**SET TASK:**
Show all lines holding "matplotlib".

++++ COLLECTED DATA

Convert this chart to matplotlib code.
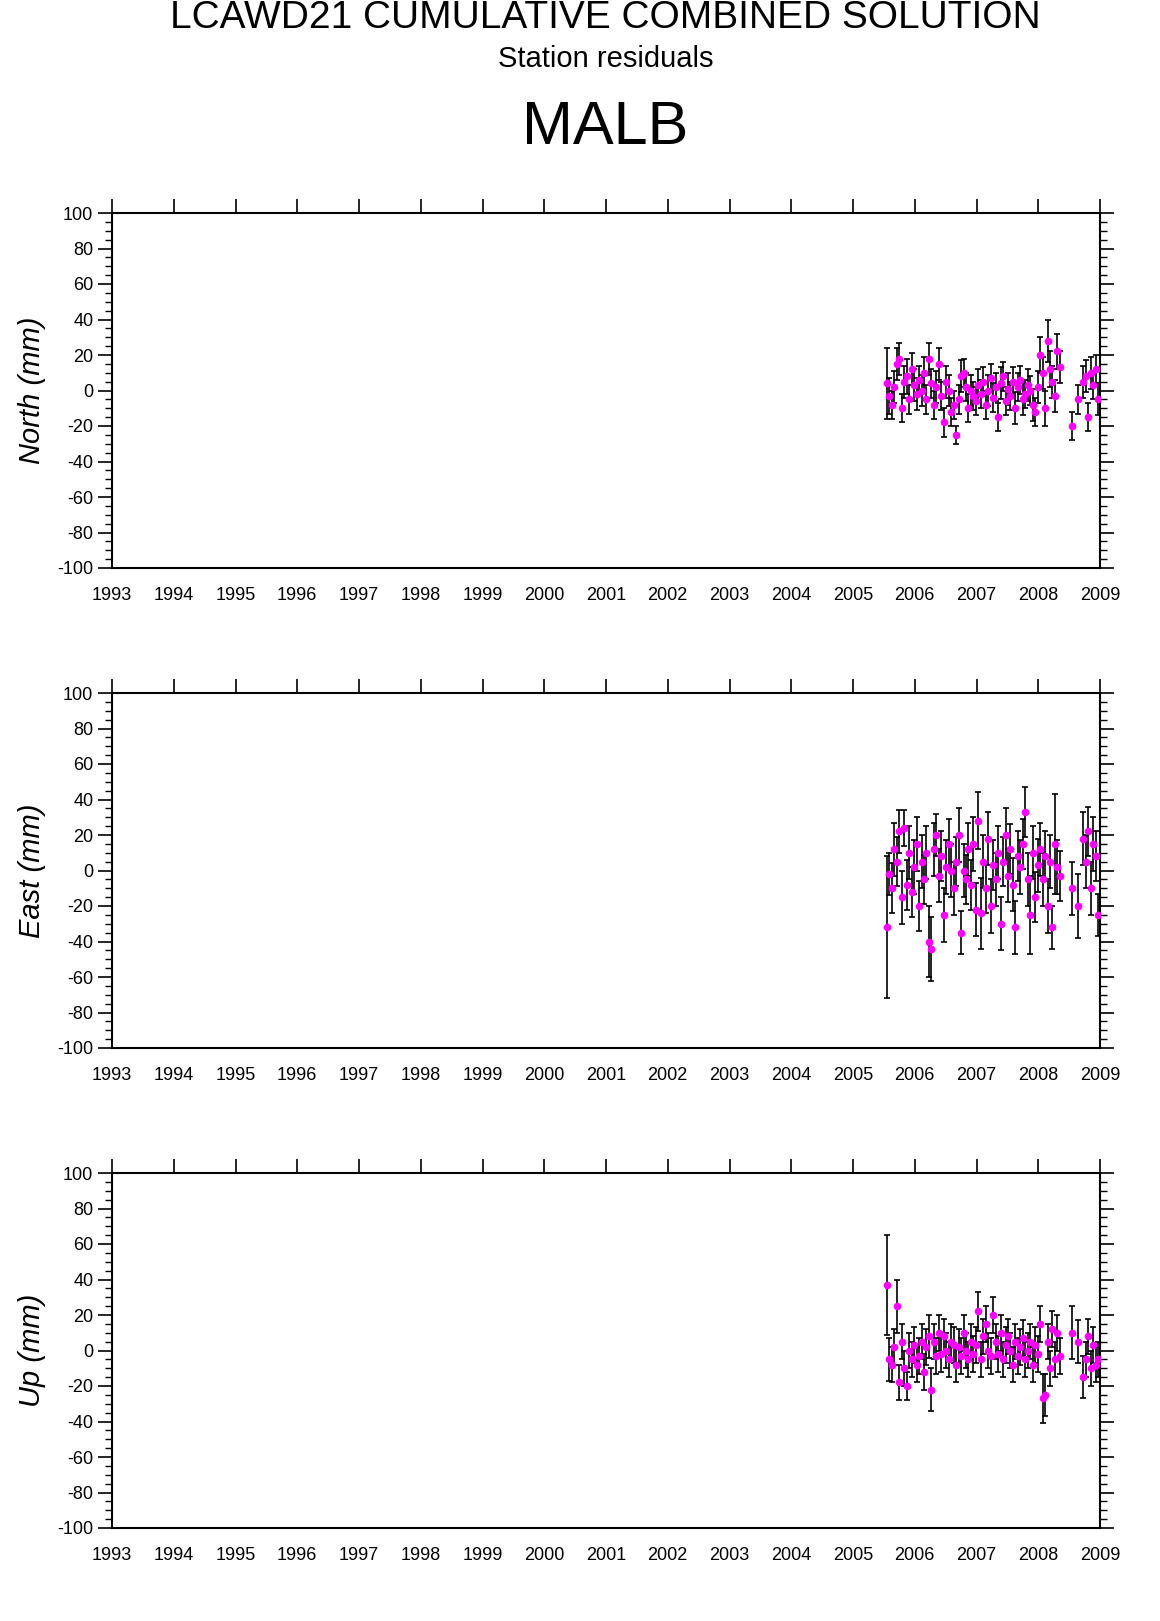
import matplotlib
matplotlib.use("Agg")
import matplotlib.pyplot as plt
from matplotlib.ticker import MultipleLocator

plt.rcParams['font.family'] = ['Liberation Sans', 'DejaVu Sans']
plt.rcParams['axes.unicode_minus'] = False

dates = [2005.55,2005.59,2005.63,2005.67,2005.71,2005.75,2005.79,2005.83,2005.87,2005.91,2005.95,2005.99,
 2006.03,2006.07,2006.11,2006.15,2006.19,2006.23,2006.27,2006.31,2006.35,2006.39,2006.43,2006.47,2006.51,
 2006.55,2006.59,2006.63,2006.67,2006.71,2006.75,2006.79,2006.83,2006.87,2006.91,2006.95,2006.99,
 2007.03,2007.07,2007.11,2007.15,2007.19,2007.23,2007.27,2007.31,2007.35,2007.39,2007.43,2007.47,2007.51,
 2007.55,2007.59,2007.63,2007.67,2007.71,2007.75,2007.79,2007.83,2007.87,2007.91,2007.95,2007.99,
 2008.03,2008.07,2008.11,2008.15,2008.19,2008.23,2008.27,2008.31,2008.35,
 2008.55,2008.65,2008.73,2008.77,2008.81,2008.85,2008.89,2008.93,2008.97]

north = [4,-3,-8,2,15,18,-10,5,8,-5,12,3,
 -2,6,0,10,-5,18,4,-8,2,15,-3,-18,5,0,-12,-8,-25,-5,8,10,2,-10,0,-3,-6,
 3,-2,5,-8,0,7,-4,2,-15,4,8,-6,1,-3,5,-10,2,6,-5,-2,3,0,-8,-12,2,
 20,10,-10,28,12,5,-3,22,13,
 -20,-5,5,8,-15,10,3,12,-5]
north_err = [20,10,8,9,9,9,8,9,10,8,9,9,
 9,8,9,9,8,9,8,8,9,9,8,8,9,9,8,8,5,8,9,8,8,8,9,8,8,
 9,8,8,8,9,8,8,8,8,9,8,8,9,8,8,9,8,8,9,8,9,8,9,8,9,
 10,9,10,12,10,9,9,10,9,
 8,8,9,9,8,9,8,8,9]

east = [-32,-2,-10,12,5,22,-15,24,-8,10,-12,2,
 15,-20,5,-5,10,-40,-44,12,20,-3,8,-25,2,15,0,-10,5,20,-35,0,-5,12,-8,15,-22,
 28,-24,5,-10,18,-20,3,-5,10,-30,5,20,-3,12,-8,-32,8,2,15,33,-5,-25,10,-15,3,
 12,-5,8,-20,5,-32,15,2,-3,
 -10,-20,18,5,22,-10,15,8,-25]
east_err = [40,12,14,15,14,12,15,10,14,15,14,15,
 15,14,15,14,15,20,18,15,12,15,14,15,15,14,15,15,14,15,12,15,14,15,14,15,15,
 16,20,15,14,15,15,14,15,15,15,14,15,15,14,15,15,14,15,14,14,15,22,15,14,15,
 15,15,14,15,15,12,28,15,14,
 15,18,15,15,14,15,15,14,12]

up = [37,-5,-8,2,25,-18,5,-10,-20,0,-5,3,
 -8,-3,5,-12,2,8,-22,5,-3,10,-2,8,0,-5,5,3,-8,2,-3,10,0,-5,5,-2,3,
 22,-5,8,15,0,-3,20,5,-2,10,-5,3,8,0,-8,5,-3,2,7,-5,0,5,-8,3,-2,
 15,-27,-25,5,-10,12,-5,10,-3,
 10,5,-15,-5,8,-10,3,-8,-5]
up_err = [28,12,10,10,15,10,10,10,8,10,10,10,
 10,10,10,10,10,12,12,10,10,10,10,10,10,10,10,10,10,10,10,10,10,10,10,10,10,
 11,10,10,10,10,10,10,10,10,10,10,10,10,10,10,10,10,10,10,10,10,10,10,10,10,
 10,14,12,10,10,10,10,10,10,
 15,12,12,10,10,10,10,10,10]

years = list(range(1993, 2010))
panels = [("North (mm)", north, north_err, 568),
          ("East (mm)", east, east_err, 1048),
          ("Up (mm)", up, up_err, 1528)]

W, H = 1160, 1621
fig = plt.figure(figsize=(W/100, H/100), dpi=100)
for label, vals, errs, ybot in panels:
    ax = fig.add_axes([112/W, 1-ybot/H, 988/W, 355/H])
    ax.errorbar(dates, vals, yerr=errs, fmt='none', ecolor='black', elinewidth=1.2, capsize=2.5, capthick=1.2, zorder=2)
    ax.plot(dates, vals, 'o', color='magenta', ms=4.5, zorder=3)
    ax.set_xlim(1993, 2009)
    ax.set_ylim(-100, 100)
    ax.set_xticks(years)
    ax.set_xticklabels([str(y) for y in years])
    ax.set_yticks(range(-100, 101, 20))
    ax.yaxis.set_minor_locator(MultipleLocator(5))
    ax.tick_params(axis='x', which='major', direction='out', length=10, width=1.2, labelsize=13,
                   top=True, bottom=False)
    ax.tick_params(axis='y', which='major', direction='out', length=10, width=1.2, labelsize=13, right=True)
    ax.tick_params(axis='y', which='minor', direction='out', length=5, width=1, right=True)
    for s in ax.spines.values():
        s.set_linewidth(1.5)
    ax.set_ylabel(label, fontsize=21, style='italic', labelpad=8)

fig.text(0.522, 1-18/H, "LCAWD21 CUMULATIVE COMBINED SOLUTION", ha='center', va='center', fontsize=28)
fig.text(0.522, 1-59/H, "Station residuals", ha='center', va='center', fontsize=21)
fig.text(0.522, 1-128/H, "MALB", ha='center', va='center', fontsize=44)
fig.savefig("out.png", dpi=100)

++++++++

**ANSWER TO THE EXERCISE:**
Convert this chart to matplotlib code.
import matplotlib
matplotlib.use("Agg")
import matplotlib.pyplot as plt
from matplotlib.ticker import MultipleLocator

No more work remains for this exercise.